* INFORMATION PROVIDED *
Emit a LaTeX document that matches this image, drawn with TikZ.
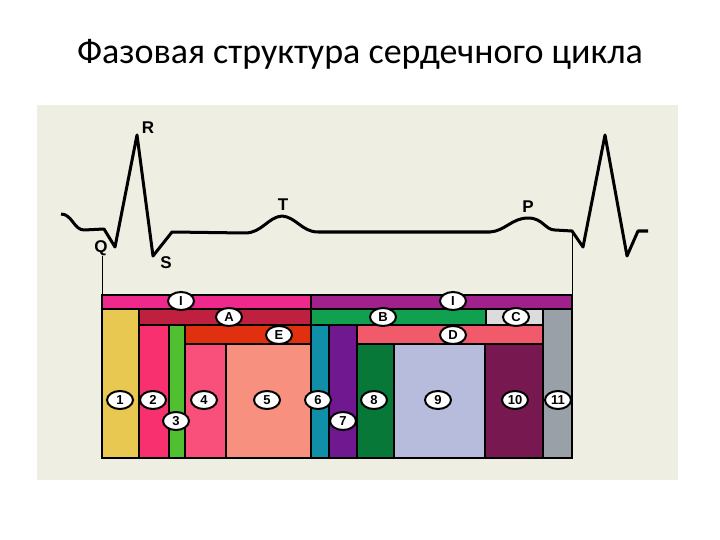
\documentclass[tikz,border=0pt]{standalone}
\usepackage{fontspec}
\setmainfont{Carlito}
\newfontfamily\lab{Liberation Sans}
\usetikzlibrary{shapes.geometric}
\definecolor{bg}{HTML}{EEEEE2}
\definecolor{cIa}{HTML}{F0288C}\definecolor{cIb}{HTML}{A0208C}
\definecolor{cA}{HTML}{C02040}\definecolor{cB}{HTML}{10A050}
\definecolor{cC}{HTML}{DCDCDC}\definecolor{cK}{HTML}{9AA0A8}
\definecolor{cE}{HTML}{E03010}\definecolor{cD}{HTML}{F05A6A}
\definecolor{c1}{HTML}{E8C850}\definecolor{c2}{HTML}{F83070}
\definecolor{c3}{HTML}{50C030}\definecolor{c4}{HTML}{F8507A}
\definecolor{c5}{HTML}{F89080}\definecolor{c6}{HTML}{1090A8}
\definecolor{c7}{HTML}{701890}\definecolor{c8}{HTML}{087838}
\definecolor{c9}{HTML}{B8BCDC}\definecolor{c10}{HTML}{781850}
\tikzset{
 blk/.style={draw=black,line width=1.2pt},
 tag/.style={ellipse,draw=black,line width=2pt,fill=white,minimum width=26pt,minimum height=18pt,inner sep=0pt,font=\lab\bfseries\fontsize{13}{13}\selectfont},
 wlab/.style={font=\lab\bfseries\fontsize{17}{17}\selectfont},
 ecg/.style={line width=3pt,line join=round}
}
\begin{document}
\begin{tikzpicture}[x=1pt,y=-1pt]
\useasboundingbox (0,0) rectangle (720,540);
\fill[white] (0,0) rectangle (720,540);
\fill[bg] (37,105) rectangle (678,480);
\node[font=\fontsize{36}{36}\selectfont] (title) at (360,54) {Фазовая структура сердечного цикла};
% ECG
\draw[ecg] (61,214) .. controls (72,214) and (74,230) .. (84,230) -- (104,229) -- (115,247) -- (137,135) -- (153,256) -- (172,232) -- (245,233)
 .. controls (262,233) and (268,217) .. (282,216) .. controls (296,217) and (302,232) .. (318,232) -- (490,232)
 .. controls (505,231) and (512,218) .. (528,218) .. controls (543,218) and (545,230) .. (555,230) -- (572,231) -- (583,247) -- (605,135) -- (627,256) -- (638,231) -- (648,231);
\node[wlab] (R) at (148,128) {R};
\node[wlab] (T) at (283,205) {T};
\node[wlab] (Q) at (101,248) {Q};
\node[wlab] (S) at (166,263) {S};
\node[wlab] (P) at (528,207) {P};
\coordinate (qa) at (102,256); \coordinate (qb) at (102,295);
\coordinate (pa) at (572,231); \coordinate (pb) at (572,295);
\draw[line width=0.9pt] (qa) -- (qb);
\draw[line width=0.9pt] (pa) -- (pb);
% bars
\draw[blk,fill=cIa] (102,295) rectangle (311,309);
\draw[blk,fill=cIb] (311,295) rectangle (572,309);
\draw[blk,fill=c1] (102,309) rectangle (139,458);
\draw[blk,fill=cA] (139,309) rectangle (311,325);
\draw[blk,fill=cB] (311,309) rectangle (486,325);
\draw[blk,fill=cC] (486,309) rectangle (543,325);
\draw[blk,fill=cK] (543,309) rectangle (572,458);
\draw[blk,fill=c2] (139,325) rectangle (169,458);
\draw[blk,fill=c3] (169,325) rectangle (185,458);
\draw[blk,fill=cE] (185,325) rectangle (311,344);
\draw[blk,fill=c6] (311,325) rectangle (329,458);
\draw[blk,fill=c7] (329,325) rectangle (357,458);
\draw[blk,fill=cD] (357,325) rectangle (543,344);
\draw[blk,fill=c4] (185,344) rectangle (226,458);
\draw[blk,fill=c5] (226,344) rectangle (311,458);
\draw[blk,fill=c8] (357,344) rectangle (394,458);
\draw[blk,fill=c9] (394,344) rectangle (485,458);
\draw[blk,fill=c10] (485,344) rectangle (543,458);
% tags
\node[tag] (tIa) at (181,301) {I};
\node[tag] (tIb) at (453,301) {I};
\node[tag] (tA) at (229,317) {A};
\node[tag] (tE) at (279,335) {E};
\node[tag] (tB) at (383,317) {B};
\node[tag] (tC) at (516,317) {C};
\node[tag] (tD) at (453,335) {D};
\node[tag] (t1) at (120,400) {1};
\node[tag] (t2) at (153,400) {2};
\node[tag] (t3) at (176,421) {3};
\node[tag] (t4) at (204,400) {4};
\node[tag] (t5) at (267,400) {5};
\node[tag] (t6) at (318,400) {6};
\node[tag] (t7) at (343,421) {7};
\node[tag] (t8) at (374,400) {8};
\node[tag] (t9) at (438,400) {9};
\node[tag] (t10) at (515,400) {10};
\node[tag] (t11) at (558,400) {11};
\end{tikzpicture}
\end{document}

* WORK INSTRUCTIONS *
Pictures in the data above should not be copied; transcribe everything else exactly.

* ANSWER FOR THE TASK *
Emit a LaTeX document that matches this image, drawn with TikZ.
\documentclass[tikz,border=0pt]{standalone}
\usepackage{fontspec}
\setmainfont{Carlito}
\newfontfamily\lab{Liberation Sans}
\usetikzlibrary{shapes.geometric}
\definecolor{bg}{HTML}{EEEEE2}
\definecolor{cIa}{HTML}{F0288C}\definecolor{cIb}{HTML}{A0208C}
\definecolor{cA}{HTML}{C02040}\definecolor{cB}{HTML}{10A050}
\definecolor{cC}{HTML}{DCDCDC}\definecolor{cK}{HTML}{9AA0A8}
\definecolor{cE}{HTML}{E03010}\definecolor{cD}{HTML}{F05A6A}
\definecolor{c1}{HTML}{E8C850}\definecolor{c2}{HTML}{F83070}
\definecolor{c3}{HTML}{50C030}\definecolor{c4}{HTML}{F8507A}
\definecolor{c5}{HTML}{F89080}\definecolor{c6}{HTML}{1090A8}
\definecolor{c7}{HTML}{701890}\definecolor{c8}{HTML}{087838}
\definecolor{c9}{HTML}{B8BCDC}\definecolor{c10}{HTML}{781850}
\tikzset{
 blk/.style={draw=black,line width=1.2pt},
 tag/.style={ellipse,draw=black,line width=2pt,fill=white,minimum width=26pt,minimum height=18pt,inner sep=0pt,font=\lab\bfseries\fontsize{13}{13}\selectfont},
 wlab/.style={font=\lab\bfseries\fontsize{17}{17}\selectfont},
 ecg/.style={line width=3pt,line join=round}
}
\begin{document}
\begin{tikzpicture}[x=1pt,y=-1pt]
\useasboundingbox (0,0) rectangle (720,540);
\fill[white] (0,0) rectangle (720,540);
\fill[bg] (37,105) rectangle (678,480);
\node[font=\fontsize{36}{36}\selectfont] (title) at (360,54) {Фазовая структура сердечного цикла};
% ECG
\draw[ecg] (61,214) .. controls (72,214) and (74,230) .. (84,230) -- (104,229) -- (115,247) -- (137,135) -- (153,256) -- (172,232) -- (245,233)
 .. controls (262,233) and (268,217) .. (282,216) .. controls (296,217) and (302,232) .. (318,232) -- (490,232)
 .. controls (505,231) and (512,218) .. (528,218) .. controls (543,218) and (545,230) .. (555,230) -- (572,231) -- (583,247) -- (605,135) -- (627,256) -- (638,231) -- (648,231);
\node[wlab] (R) at (148,128) {R};
\node[wlab] (T) at (283,205) {T};
\node[wlab] (Q) at (101,248) {Q};
\node[wlab] (S) at (166,263) {S};
\node[wlab] (P) at (528,207) {P};
\coordinate (qa) at (102,256); \coordinate (qb) at (102,295);
\coordinate (pa) at (572,231); \coordinate (pb) at (572,295);
\draw[line width=0.9pt] (qa) -- (qb);
\draw[line width=0.9pt] (pa) -- (pb);
% bars
\draw[blk,fill=cIa] (102,295) rectangle (311,309);
\draw[blk,fill=cIb] (311,295) rectangle (572,309);
\draw[blk,fill=c1] (102,309) rectangle (139,458);
\draw[blk,fill=cA] (139,309) rectangle (311,325);
\draw[blk,fill=cB] (311,309) rectangle (486,325);
\draw[blk,fill=cC] (486,309) rectangle (543,325);
\draw[blk,fill=cK] (543,309) rectangle (572,458);
\draw[blk,fill=c2] (139,325) rectangle (169,458);
\draw[blk,fill=c3] (169,325) rectangle (185,458);
\draw[blk,fill=cE] (185,325) rectangle (311,344);
\draw[blk,fill=c6] (311,325) rectangle (329,458);
\draw[blk,fill=c7] (329,325) rectangle (357,458);
\draw[blk,fill=cD] (357,325) rectangle (543,344);
\draw[blk,fill=c4] (185,344) rectangle (226,458);
\draw[blk,fill=c5] (226,344) rectangle (311,458);
\draw[blk,fill=c8] (357,344) rectangle (394,458);
\draw[blk,fill=c9] (394,344) rectangle (485,458);
\draw[blk,fill=c10] (485,344) rectangle (543,458);
% tags
\node[tag] (tIa) at (181,301) {I};
\node[tag] (tIb) at (453,301) {I};
\node[tag] (tA) at (229,317) {A};
\node[tag] (tE) at (279,335) {E};
\node[tag] (tB) at (383,317) {B};
\node[tag] (tC) at (516,317) {C};
\node[tag] (tD) at (453,335) {D};
\node[tag] (t1) at (120,400) {1};
\node[tag] (t2) at (153,400) {2};
\node[tag] (t3) at (176,421) {3};
\node[tag] (t4) at (204,400) {4};
\node[tag] (t5) at (267,400) {5};
\node[tag] (t6) at (318,400) {6};
\node[tag] (t7) at (343,421) {7};
\node[tag] (t8) at (374,400) {8};
\node[tag] (t9) at (438,400) {9};
\node[tag] (t10) at (515,400) {10};
\node[tag] (t11) at (558,400) {11};
\end{tikzpicture}
\end{document}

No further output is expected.